* _Dataset extract_:

##############################

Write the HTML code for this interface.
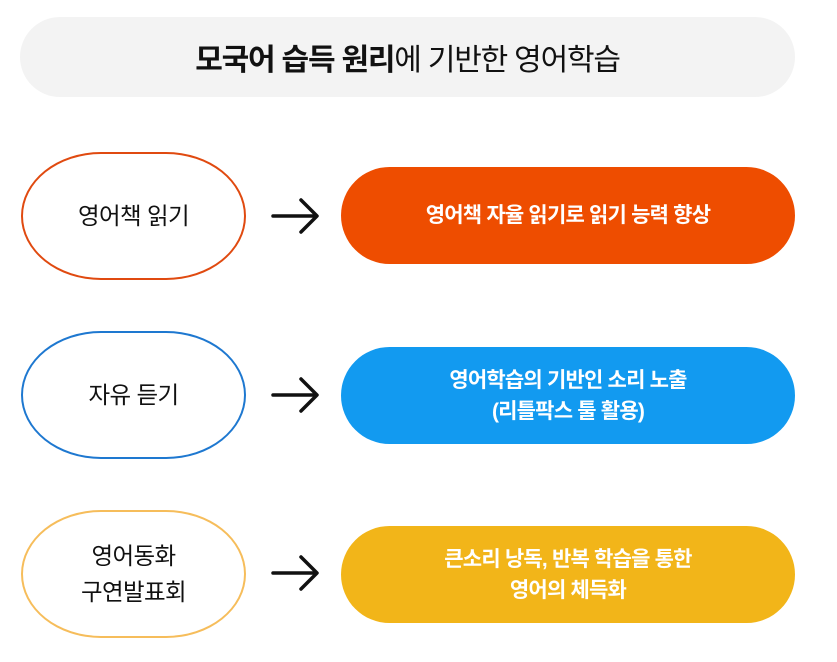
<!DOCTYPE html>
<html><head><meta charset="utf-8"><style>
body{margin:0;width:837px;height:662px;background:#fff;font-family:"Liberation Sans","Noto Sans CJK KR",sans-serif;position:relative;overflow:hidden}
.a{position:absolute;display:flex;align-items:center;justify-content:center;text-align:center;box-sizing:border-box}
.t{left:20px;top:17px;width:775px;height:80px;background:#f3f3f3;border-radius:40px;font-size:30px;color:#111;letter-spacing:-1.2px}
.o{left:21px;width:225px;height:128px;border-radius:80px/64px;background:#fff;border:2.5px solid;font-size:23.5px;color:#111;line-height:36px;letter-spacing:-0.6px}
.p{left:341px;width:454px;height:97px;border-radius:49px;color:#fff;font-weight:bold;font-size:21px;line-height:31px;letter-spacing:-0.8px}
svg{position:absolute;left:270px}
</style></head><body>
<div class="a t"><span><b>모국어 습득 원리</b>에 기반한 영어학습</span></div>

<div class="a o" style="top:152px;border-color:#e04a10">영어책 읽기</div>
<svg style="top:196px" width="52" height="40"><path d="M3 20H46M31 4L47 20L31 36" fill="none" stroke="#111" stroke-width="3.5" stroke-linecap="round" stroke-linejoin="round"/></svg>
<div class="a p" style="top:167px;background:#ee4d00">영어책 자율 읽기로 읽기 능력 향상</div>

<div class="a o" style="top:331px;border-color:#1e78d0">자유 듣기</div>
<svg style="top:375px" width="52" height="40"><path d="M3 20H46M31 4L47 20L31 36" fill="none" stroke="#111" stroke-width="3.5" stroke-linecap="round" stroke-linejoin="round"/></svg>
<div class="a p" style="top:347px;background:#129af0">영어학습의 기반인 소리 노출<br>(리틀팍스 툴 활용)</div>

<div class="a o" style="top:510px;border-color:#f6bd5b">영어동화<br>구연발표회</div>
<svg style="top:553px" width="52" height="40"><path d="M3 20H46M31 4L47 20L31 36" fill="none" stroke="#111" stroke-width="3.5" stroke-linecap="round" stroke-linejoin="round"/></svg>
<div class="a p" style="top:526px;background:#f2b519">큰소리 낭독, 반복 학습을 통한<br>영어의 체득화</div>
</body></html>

##############################

Reproduce the material above exactly, first line through the line that contains "노출<br>(리틀팍스 툴 활용)</div>", minus the pictures.

* _Expected answer_:
Write the HTML code for this interface.
<!DOCTYPE html>
<html><head><meta charset="utf-8"><style>
body{margin:0;width:837px;height:662px;background:#fff;font-family:"Liberation Sans","Noto Sans CJK KR",sans-serif;position:relative;overflow:hidden}
.a{position:absolute;display:flex;align-items:center;justify-content:center;text-align:center;box-sizing:border-box}
.t{left:20px;top:17px;width:775px;height:80px;background:#f3f3f3;border-radius:40px;font-size:30px;color:#111;letter-spacing:-1.2px}
.o{left:21px;width:225px;height:128px;border-radius:80px/64px;background:#fff;border:2.5px solid;font-size:23.5px;color:#111;line-height:36px;letter-spacing:-0.6px}
.p{left:341px;width:454px;height:97px;border-radius:49px;color:#fff;font-weight:bold;font-size:21px;line-height:31px;letter-spacing:-0.8px}
svg{position:absolute;left:270px}
</style></head><body>
<div class="a t"><span><b>모국어 습득 원리</b>에 기반한 영어학습</span></div>

<div class="a o" style="top:152px;border-color:#e04a10">영어책 읽기</div>
<svg style="top:196px" width="52" height="40"><path d="M3 20H46M31 4L47 20L31 36" fill="none" stroke="#111" stroke-width="3.5" stroke-linecap="round" stroke-linejoin="round"/></svg>
<div class="a p" style="top:167px;background:#ee4d00">영어책 자율 읽기로 읽기 능력 향상</div>

<div class="a o" style="top:331px;border-color:#1e78d0">자유 듣기</div>
<svg style="top:375px" width="52" height="40"><path d="M3 20H46M31 4L47 20L31 36" fill="none" stroke="#111" stroke-width="3.5" stroke-linecap="round" stroke-linejoin="round"/></svg>
<div class="a p" style="top:347px;background:#129af0">영어학습의 기반인 소리 노출<br>(리틀팍스 툴 활용)</div>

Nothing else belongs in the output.